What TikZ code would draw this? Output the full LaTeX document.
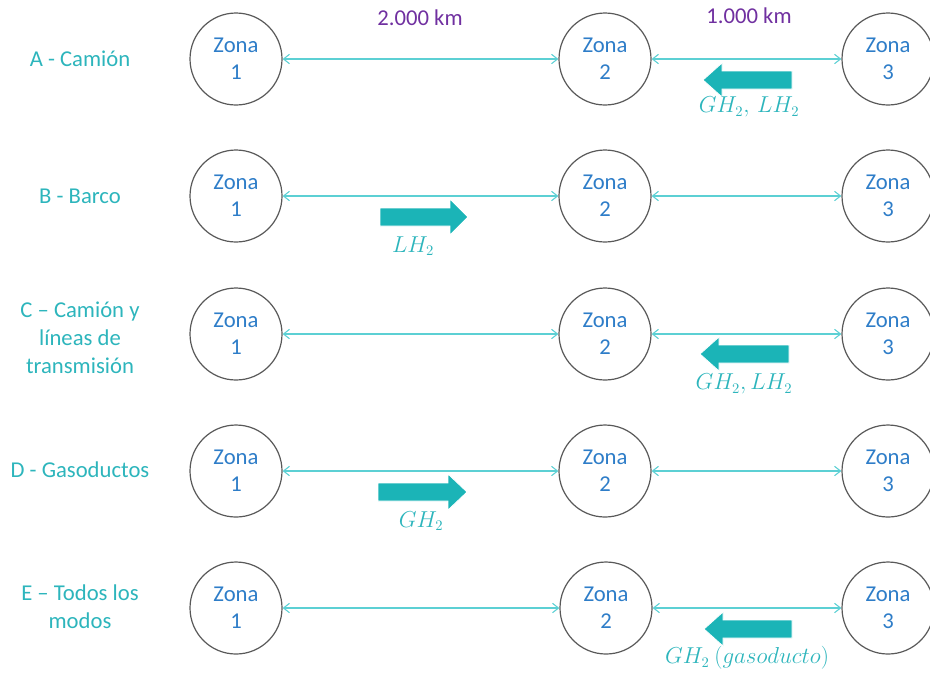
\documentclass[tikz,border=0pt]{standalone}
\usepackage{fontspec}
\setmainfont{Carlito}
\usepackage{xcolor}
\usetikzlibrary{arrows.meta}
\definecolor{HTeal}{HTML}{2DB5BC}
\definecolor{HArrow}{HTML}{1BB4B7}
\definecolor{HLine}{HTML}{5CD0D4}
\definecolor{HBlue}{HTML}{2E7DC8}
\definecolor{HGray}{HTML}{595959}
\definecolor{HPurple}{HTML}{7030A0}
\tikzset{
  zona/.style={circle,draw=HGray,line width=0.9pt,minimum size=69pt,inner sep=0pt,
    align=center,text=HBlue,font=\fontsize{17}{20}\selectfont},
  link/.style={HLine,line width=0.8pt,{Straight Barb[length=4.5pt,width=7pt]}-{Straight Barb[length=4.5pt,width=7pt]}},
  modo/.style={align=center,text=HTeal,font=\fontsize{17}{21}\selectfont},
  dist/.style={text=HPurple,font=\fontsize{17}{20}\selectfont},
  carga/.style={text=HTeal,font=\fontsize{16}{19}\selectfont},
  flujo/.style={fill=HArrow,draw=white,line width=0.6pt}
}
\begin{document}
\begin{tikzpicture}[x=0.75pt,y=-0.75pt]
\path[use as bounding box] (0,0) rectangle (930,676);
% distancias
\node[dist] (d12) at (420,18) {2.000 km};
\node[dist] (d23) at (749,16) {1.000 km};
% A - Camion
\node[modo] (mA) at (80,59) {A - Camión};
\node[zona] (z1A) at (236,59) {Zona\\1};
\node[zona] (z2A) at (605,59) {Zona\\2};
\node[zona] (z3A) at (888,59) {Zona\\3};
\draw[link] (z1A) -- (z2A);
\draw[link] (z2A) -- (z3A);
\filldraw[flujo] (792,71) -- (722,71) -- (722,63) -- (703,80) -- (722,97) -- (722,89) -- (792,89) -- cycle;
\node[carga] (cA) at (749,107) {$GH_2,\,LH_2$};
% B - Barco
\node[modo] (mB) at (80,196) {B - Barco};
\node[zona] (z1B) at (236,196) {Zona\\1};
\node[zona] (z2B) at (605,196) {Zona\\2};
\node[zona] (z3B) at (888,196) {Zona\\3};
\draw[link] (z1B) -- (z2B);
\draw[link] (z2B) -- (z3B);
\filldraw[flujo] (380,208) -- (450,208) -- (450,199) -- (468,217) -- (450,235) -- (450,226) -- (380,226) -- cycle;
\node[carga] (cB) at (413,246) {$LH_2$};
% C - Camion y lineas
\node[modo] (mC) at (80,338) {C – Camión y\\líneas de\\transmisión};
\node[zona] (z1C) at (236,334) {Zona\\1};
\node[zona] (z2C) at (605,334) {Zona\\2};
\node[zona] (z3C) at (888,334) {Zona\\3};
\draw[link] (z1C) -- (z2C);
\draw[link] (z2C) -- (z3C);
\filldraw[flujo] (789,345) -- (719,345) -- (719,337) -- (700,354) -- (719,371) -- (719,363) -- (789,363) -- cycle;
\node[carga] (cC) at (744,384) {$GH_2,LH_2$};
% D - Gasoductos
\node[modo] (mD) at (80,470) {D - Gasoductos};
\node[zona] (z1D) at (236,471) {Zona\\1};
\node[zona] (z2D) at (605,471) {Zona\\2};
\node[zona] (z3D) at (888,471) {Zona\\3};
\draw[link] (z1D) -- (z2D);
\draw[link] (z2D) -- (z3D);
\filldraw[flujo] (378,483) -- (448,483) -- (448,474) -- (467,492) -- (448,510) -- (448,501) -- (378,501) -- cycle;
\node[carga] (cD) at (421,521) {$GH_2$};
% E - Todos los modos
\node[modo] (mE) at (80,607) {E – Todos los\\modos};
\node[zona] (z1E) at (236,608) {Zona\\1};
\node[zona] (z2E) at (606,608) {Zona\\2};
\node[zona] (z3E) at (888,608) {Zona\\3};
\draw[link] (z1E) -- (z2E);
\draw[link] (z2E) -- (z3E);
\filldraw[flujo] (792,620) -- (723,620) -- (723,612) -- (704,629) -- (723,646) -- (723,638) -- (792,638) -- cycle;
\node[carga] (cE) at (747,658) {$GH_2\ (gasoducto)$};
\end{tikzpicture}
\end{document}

________________________

What needs to be done: Leave the images out, please, and restate each line word for word.

Finished task:
What TikZ code would draw this? Output the full LaTeX document.
\documentclass[tikz,border=0pt]{standalone}
\usepackage{fontspec}
\setmainfont{Carlito}
\usepackage{xcolor}
\usetikzlibrary{arrows.meta}
\definecolor{HTeal}{HTML}{2DB5BC}
\definecolor{HArrow}{HTML}{1BB4B7}
\definecolor{HLine}{HTML}{5CD0D4}
\definecolor{HBlue}{HTML}{2E7DC8}
\definecolor{HGray}{HTML}{595959}
\definecolor{HPurple}{HTML}{7030A0}
\tikzset{
  zona/.style={circle,draw=HGray,line width=0.9pt,minimum size=69pt,inner sep=0pt,
    align=center,text=HBlue,font=\fontsize{17}{20}\selectfont},
  link/.style={HLine,line width=0.8pt,{Straight Barb[length=4.5pt,width=7pt]}-{Straight Barb[length=4.5pt,width=7pt]}},
  modo/.style={align=center,text=HTeal,font=\fontsize{17}{21}\selectfont},
  dist/.style={text=HPurple,font=\fontsize{17}{20}\selectfont},
  carga/.style={text=HTeal,font=\fontsize{16}{19}\selectfont},
  flujo/.style={fill=HArrow,draw=white,line width=0.6pt}
}
\begin{document}
\begin{tikzpicture}[x=0.75pt,y=-0.75pt]
\path[use as bounding box] (0,0) rectangle (930,676);
% distancias
\node[dist] (d12) at (420,18) {2.000 km};
\node[dist] (d23) at (749,16) {1.000 km};
% A - Camion
\node[modo] (mA) at (80,59) {A - Camión};
\node[zona] (z1A) at (236,59) {Zona\\1};
\node[zona] (z2A) at (605,59) {Zona\\2};
\node[zona] (z3A) at (888,59) {Zona\\3};
\draw[link] (z1A) -- (z2A);
\draw[link] (z2A) -- (z3A);
\filldraw[flujo] (792,71) -- (722,71) -- (722,63) -- (703,80) -- (722,97) -- (722,89) -- (792,89) -- cycle;
\node[carga] (cA) at (749,107) {$GH_2,\,LH_2$};
% B - Barco
\node[modo] (mB) at (80,196) {B - Barco};
\node[zona] (z1B) at (236,196) {Zona\\1};
\node[zona] (z2B) at (605,196) {Zona\\2};
\node[zona] (z3B) at (888,196) {Zona\\3};
\draw[link] (z1B) -- (z2B);
\draw[link] (z2B) -- (z3B);
\filldraw[flujo] (380,208) -- (450,208) -- (450,199) -- (468,217) -- (450,235) -- (450,226) -- (380,226) -- cycle;
\node[carga] (cB) at (413,246) {$LH_2$};
% C - Camion y lineas
\node[modo] (mC) at (80,338) {C – Camión y\\líneas de\\transmisión};
\node[zona] (z1C) at (236,334) {Zona\\1};
\node[zona] (z2C) at (605,334) {Zona\\2};
\node[zona] (z3C) at (888,334) {Zona\\3};
\draw[link] (z1C) -- (z2C);
\draw[link] (z2C) -- (z3C);
\filldraw[flujo] (789,345) -- (719,345) -- (719,337) -- (700,354) -- (719,371) -- (719,363) -- (789,363) -- cycle;
\node[carga] (cC) at (744,384) {$GH_2,LH_2$};
% D - Gasoductos
\node[modo] (mD) at (80,470) {D - Gasoductos};
\node[zona] (z1D) at (236,471) {Zona\\1};
\node[zona] (z2D) at (605,471) {Zona\\2};
\node[zona] (z3D) at (888,471) {Zona\\3};
\draw[link] (z1D) -- (z2D);
\draw[link] (z2D) -- (z3D);
\filldraw[flujo] (378,483) -- (448,483) -- (448,474) -- (467,492) -- (448,510) -- (448,501) -- (378,501) -- cycle;
\node[carga] (cD) at (421,521) {$GH_2$};
% E - Todos los modos
\node[modo] (mE) at (80,607) {E – Todos los\\modos};
\node[zona] (z1E) at (236,608) {Zona\\1};
\node[zona] (z2E) at (606,608) {Zona\\2};
\node[zona] (z3E) at (888,608) {Zona\\3};
\draw[link] (z1E) -- (z2E);
\draw[link] (z2E) -- (z3E);
\filldraw[flujo] (792,620) -- (723,620) -- (723,612) -- (704,629) -- (723,646) -- (723,638) -- (792,638) -- cycle;
\node[carga] (cE) at (747,658) {$GH_2\ (gasoducto)$};
\end{tikzpicture}
\end{document}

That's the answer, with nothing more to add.